With close losses, especially ones against good teams, there will always be good and bad. A team does not hang tight with the Cavaliers without doing a lot of things well, and a team does not cough up a fourth-quarter lead against anyone without doing a lot of things wrong. Maybe the amount of time between the final buzzer and my “Reasonablist” tweets (what an awful nickname, EK) should have been longer, but my intention was not to make excuses for the loss, but point out that, all things considered, the Raptors had a pretty good showing.

 

Those “all things” that were considered are not excuses. Like with the descriptive facts about the actual game above, the conditions under which the Raptors played are also facts, ones that, yes, make the loss look better in retrospect. I have literally zero incentive to make excuses for the Raptors. On a professional level, the organization has shown that they’re not averse to the sometimes-critical coverage of the team here at Raptors Republic, affording us some access to games and practices and never once suggesting that access can only produce positive spin. I have no concern that if deserved, a scathing piece about the team’s play would have no impact on my relationship with the club. At a personal level, Twitter analytics would surely show that negativity, pessimism, and misery are better for the brand than blowing smoke up a professional sports franchise’s ass. That kind of approach is transparent and, to be honest, boring. And, like most of you, I’m a passionate fan, too. I don’t enjoy the Raptors choking in the fourth in what could have been a keynote victory.

 

So I’m not making excuses for the team when I reflect on the game and lay out the following:

  • The Raptors played the game without DeMar DeRozan, their second-best player, second-leading scorer, and one of their best one-on-one chances of slowing down LeBron James. The offense has hung in there without DeRozan, in part by producing more assisted buckets, but DeRozan’s ability to create for himself and get to the line is particularly paramount late in games. Your mileage may vary when it comes to the “star” tag for DeRozan, but he’s a key component on offense and an intelligent, low-mistake player on defense. They played this game without him, while the Cavaliers were missing only reserve wing Mike Miller.
  • The Raptors were on the road. Road teams have won just shy of 47 percent of games so far this season. Road games are more difficult than home games.
  • The Raptors were on the second night of a back-to-back, having played at home against Denver the night before. There’s a great deal of evidence that back-to-back situations are harmful and difficult. Depending on the timing of the study and how specific you want to get with the travel situation, the Raptors would have been expected to win about 37 percent of the time on Tuesday, if they were an average team facing an average opponent.
  • The Cavaliers were also on the second night of a back-to-back, though historically that’s an easier task when finishing at home. What’s more, the Raptors played poorly Monday, requiring overtime to beat the Nuggets and tasking three players with playing 39 minutes or more. The Cavs, meanwhile, handled the Nets easily, and James led the team with just 34 minutes. Between the minutes load and the home-court advantage, the Cavs were conceivably better rested.
  • The Cavaliers are really, really good.

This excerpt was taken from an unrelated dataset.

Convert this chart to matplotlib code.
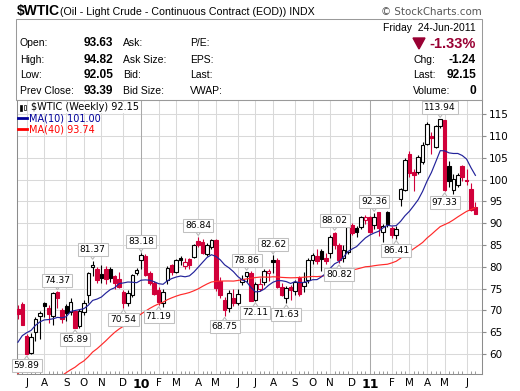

These are not excuses. The Raptors still had every chance to win the game once it started. But later in the season, a four-point road loss to the Cavs without DeRozan the night after an overtime game is going to be looked at as a “quality loss.” Similar to how the narrow home win against a shorthanded Memphis team won’t necessarily be a “quality win” because of the conditions under which the Grizzlies played the game, we’ll look back on Tuesday as a strong showing. They were six-point underdogs for a reason, and they played 36 very good minutes against the best team in the conference.

 

The Raptors are far past the point of moral victories being of any value to fans, and there’s little that stings quite like a fourth-quarter collapse. I get all of that. I was disappointed, too. Had the Raptors been down early and come back to just lose by four, maybe the sting would be less and the whole, 48-minute game easier to view. It was an ugly ending and an abjectly poorly-played fourth quarter. There are tangible things the Raptors could have done differently to win that game, and they didn’t, and it’s a tally in the loss column.

 

The sky, it is not falling. The Raptors aren’t as good as the Cavaliers, and they still played them very tight under some adverse conditions.That’s just fine.